Tree Aid, an International Development Organization working in Northern Ghana has commissioned and handed over three shea butter processing centres to women groups at three different communities in the Kassena-Nankana area of the Upper East Region.
The NGO under its ‘Grow Hope Project’ supported the women groups who had started the construction of the processing centres to complete them and install the necessary equipment to aid in the processing of quality shea butter.
The beneficiary communities are Nyangua and Biu in the Kassena-Nankana Municipal and Chiana-Abolo in the Kassena-Nankana West District.
The project, which started in 2018 is being facilitated by Organization for Indigenous Initiatives and Sustainability (ORGIIS), a local NGO which focuses on the environment. It is financially support from the Jersey Overseas Aid, another NGO.
Speaking at the separate commissioning of the projects, Mr Jonathan A. Naaba, the Country Programmes Manager, Tree Aid, explained that while the women groups begun the construction of the processing centres, Tree Aid provided and installed all the necessary processing machinery including crashers, kneaders, miller, roasters, accessories and motors for the powering of the equipment.
Mr Naaba said the equipment amounted to GHC108,000.00.
He said the Tree Aid also contributed 50 per cent of the cost of extending electricity to the facilities, while the Assemblies paid the remaining 50 per cent.
Giving the background of the project, the Country Programmes Manager explained that the Grow Hope Project, aimed at improving livelihoods and increasing household income from sustainable forest product supplies for 1,508 rural households targeting about 8,218 people while reducing the threat to the ecosystems across the two districts.
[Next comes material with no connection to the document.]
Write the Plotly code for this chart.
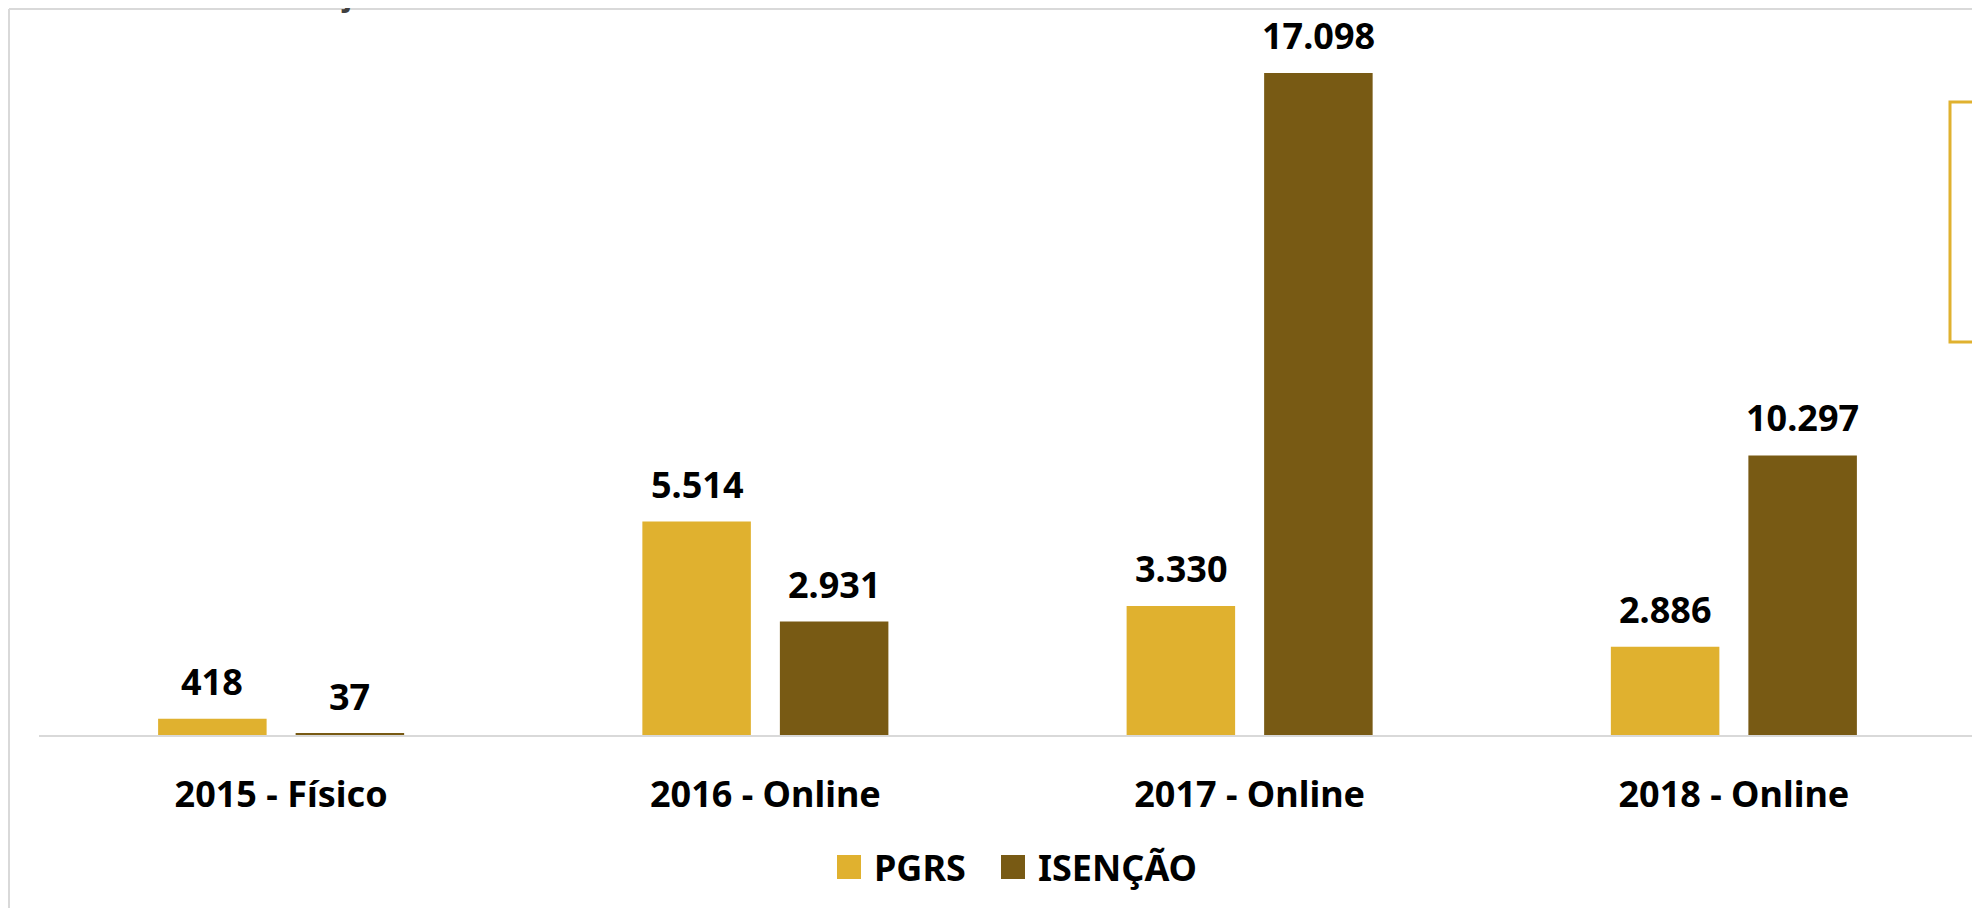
import plotly.graph_objects as go

categories = ["2015 - Físico", "2016 - Online", "2017 - Online", "2018 - Online"]
# values printed on the chart
pgrs_labels = [418, 5514, 3330, 2886]
isencao_labels = [37, 2931, 17098, 10297]
# bar heights as drawn in the original (2018 bars are drawn shorter than their labels)
pgrs_heights = [418, 5514, 3330, 2280]
isencao_heights = [37, 2931, 17098, 7220]
series_names = ["PGRS", "ISENÇÃO"]
colors = ["#E0B12F", "#785A14"]
note_text = "*Dados de 30 de junho"

FONT = "Noto Sans"

# page offset of the figure (default body margin of the html page)
OFF = 8
W, H = 1980 - OFF, 908 - OFF
ML, MR, MT, MB = 31, 4, 1, 173
PW, PH = W - ML - MR, H - MT - MB

def px_x(p):
    """page pixel x -> paper x"""
    return (p - OFF - ML) / PW

def px_y(p):
    """page pixel y -> paper y"""
    return (H - MB - (p - OFF)) / PH

fig = go.Figure()
for name, vals, col in zip(series_names, [pgrs_heights, isencao_heights], colors):
    fig.add_trace(go.Bar(
        x=categories, y=vals, name=name,
        marker=dict(color=col, line=dict(width=0)),
        showlegend=False,
    ))

def fmt(v):
    return f"{v:,}".replace(",", ".")

annotations = []
for shift, heights, labels in zip([-68.8, 68.8],
                                  [pgrs_heights, isencao_heights],
                                  [pgrs_labels, isencao_labels]):
    for c, h, lab in zip(categories, heights, labels):
        annotations.append(dict(
            x=c, y=h, xref="x", yref="y", text=fmt(lab), showarrow=False,
            xshift=shift, yshift=11, yanchor="bottom", xanchor="center",
            font=dict(family=FONT, size=36, color="#000000", weight="bold"),
        ))

# note text, cut off at the top edge as in the original screenshot
annotations.append(dict(
    x=px_x(93), y=px_y(17), xref="paper", yref="paper", text=note_text,
    showarrow=False, xanchor="left", yanchor="bottom",
    font=dict(family=FONT, size=30, color="#404040", weight="bold"),
))

shapes = [
    dict(type="line", xref="paper", yref="paper", x0=px_x(9), x1=px_x(9),
         y0=px_y(9), y1=-0.3, line=dict(color="#D9D9D9", width=2)),
    dict(type="line", xref="paper", yref="paper", x0=px_x(9), x1=1.1,
         y0=px_y(9), y1=px_y(9), line=dict(color="#D9D9D9", width=2)),
    dict(type="rect", xref="paper", yref="paper", x0=px_x(1950), x1=1.05,
         y0=px_y(342), y1=px_y(102), line=dict(color="#E0B12F", width=3),
         fillcolor="rgba(0,0,0,0)"),
]

# custom legend (larger swatches than plotly's built-in legend allows)
legend_sq_left = [837, 1001]
legend_text_left = [872, 1036]
legend_cy = 867
for name, col, sx, tx in zip(series_names, colors, legend_sq_left, legend_text_left):
    shapes.append(dict(type="rect", xref="paper", yref="paper",
                       x0=px_x(sx), x1=px_x(sx + 24),
                       y0=px_y(legend_cy + 12), y1=px_y(legend_cy - 12),
                       line=dict(width=0), fillcolor=col))
    annotations.append(dict(
        x=px_x(tx), y=px_y(legend_cy), xref="paper", yref="paper", text=name,
        showarrow=False, xanchor="left", yanchor="middle",
        font=dict(family=FONT, size=36, color="#000000", weight="bold"),
    ))

fig.update_layout(
    width=W, height=H,
    margin=dict(l=ML, r=MR, t=MT, b=MB, autoexpand=False),
    paper_bgcolor="white", plot_bgcolor="white",
    barmode="group", bargap=0.432, bargroupgap=0.211,
    showlegend=False,
    annotations=annotations,
    shapes=shapes,
    font=dict(family=FONT),
)
fig.update_xaxes(
    showline=True, linecolor="#D9D9D9", linewidth=2, showgrid=False,
    ticks="", tickfont=dict(family=FONT, size=36, color="#000000", weight="bold"),
    ticklabelstandoff=27, automargin=False,
)
fig.update_yaxes(visible=False, range=[0, 18750], showgrid=False, zeroline=False,
                 automargin=False)

fig.write_html("out.html")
“The project seeks to reach this goal through the development of viable non-timber forest product (NTFP) enterprises and cooperatives; through sustainable NTFP utilisation, firewood management and the increase of tree cover on farmland. The project seeks to help vulnerable rural communities to take fuller advantage of opportunities for commercial trade in NTFPs whilst protecting forest resources,” he added.
Mr Clifford Amoah Adagenera, the Programmes Manager, ORGIIS Ghana, noted that over the years, ORGIIS in collaboration with Tree Aid and its partners had built the capacities of the women to take advantage of the potentials of economic trees to improve their livelihoods and reduce poverty.
Mr Adagenera expressed optimism that the processing centres would help the women increase production and meet market demand both in supply and quality and promised to continue to provide market links to their products.
Mr Alhassan Abdul-Baqi, the Development Planning Officer of the Kassena-Nankana Municipal Assembly, who spoke on behalf of Mr William Aduum, the Municipal Chief Executive, encouraged the women to maintain the machines to keep them in shape for continuous production.
Madam Mary Baduriwo, a Member of the Buru Cooperative Union of the Nyangua Community, expressed gratitude to ORGIIS Ghana, Tree Aid and its partners for the support and pledged to use the facilities to increase productivity.